Semua pihak juga hendaknya menjadi bebas
dari kepentingan-kepentingan tersembunyi, selain dari pada kepentingan
untuk mencapai kesalingpahaman itu sendiri. Jika semua pengandaian ini bisa
dipraktikkan barulah dicari argumen atau pendapat yang terbaik. Dengan
menemukan pendapat yang terbaik semua pihak akan mampu menerimanya sebagai sebuah
kesepakatan yang legitim.
Tawaran ini
mungkin terlihat sangat mengawang-awang, terlalu ideal, dan sangat normatif. Kenyataannya
ada begitu banyak kepentingan yang tidak mungkin bisa dipersatukan. Benar, tetapi
sesungguhnya bahwa benih-benih rasionalitas komunikatif ini telah ada dalam
kehidupan masyarakat kita. Ada tradisi musyawara, lonto leok, atau seleka paan
olo igur musi yang telah lama tertanam sebagai tradisi. Tradisi ini tidak
boleh ditinggalkan sebagai warisan masa lalu yang usang, tetapi hendaknya
menjadi benih pemersatu yang terus diperkaya dengan masukan-masukan dari
pemikiran moderen. Dengan itu kita bisa menghasilkan sesuatu yang bisa kita
tunjukkan kepada pemerintah sebagai modal atau langkah awal yang pasti untuk
kemajuan Elar Selatan. Modal utama itu adalah persatuan.

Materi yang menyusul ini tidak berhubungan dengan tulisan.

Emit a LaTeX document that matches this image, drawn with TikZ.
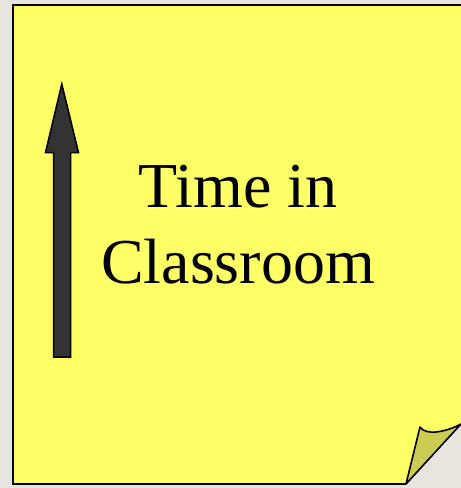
\documentclass[tikz,border=0pt]{standalone}
\usepackage{fontspec}
\setmainfont{Liberation Serif}
\usepackage{tikz}
\usetikzlibrary{arrows.meta, positioning}
\definecolor{NoteYellow}{RGB}{255, 255, 102}
\definecolor{FoldOlive}{RGB}{204, 204, 85}
\definecolor{DeskGray}{RGB}{232, 228, 222}
\definecolor{ArrowDark}{RGB}{51, 51, 51}

\begin{document}
\begin{tikzpicture}[x=1pt, y=-1pt, note/.style={fill=NoteYellow}, edge/.style={draw=black, line width=2.5pt, line join=miter},
  fold/.style={fill=FoldOlive, draw=black, line width=1.6pt, line join=round}, blockarrow/.style={fill=ArrowDark, draw=black, line width=1.5pt, line join=miter},
  label/.style={font=\fontsize{64}{76}\selectfont, align=center, inner sep=0pt}]
\fill[DeskGray] (0,0) rectangle (461,488);
\useasboundingbox (0,0) rectangle (461,488);
\fill[note] (13,5) -- (461,5) -- (461,424) -- (406,484) -- (13,484) -- cycle;
\draw[edge] (461,5) -- (13,5) -- (13,484) -- (406,484);
\draw[fold] (406,484) -- (420,427) .. controls (426,436) and (446,432) .. (461,424) -- cycle;
\draw[black, line width=0.6pt] (406,484) -- (461,424);
\draw[blockarrow] (53.5,357) -- (53.5,152.5) -- (45.5,152.5) -- (61.8,84) -- (78.5,152.5) -- (70.5,152.5) -- (70.5,357) -- cycle;
\node[label] (title) at (238,225) {Time in\\Classroom};
\end{tikzpicture}
\end{document}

‘Betong’ dalam dongeng di atas merupakan
simbolisasi ketertutupan. Meskipun ia telah mendapatkan kebebasan ia tetap
tidak menyadari kebebasan itu. Pikirannya masih tetap terarah ke bawah. Padahal
kesempatan luas untuk bertumbuh terpampang di atasnya. Ia tidak berani
memandang ke atas. Tidak berani bertumbuh. Kecamatan Elar Selatan masih
memiliki banyak harapan dan kesempatan berkembang dalam kemajuan. Elar Selatan
bukanlah ‘betong’ yang pandangannya selalu
terarah ke bawah.
[1] Berkaitan dengan nama
anjing, biasanya digunakan nama anjing yang dipelihara atau pernah ada di mana
dongeng ini diceriterakan. Sebut saja misalnya, Ranga dan Sekel.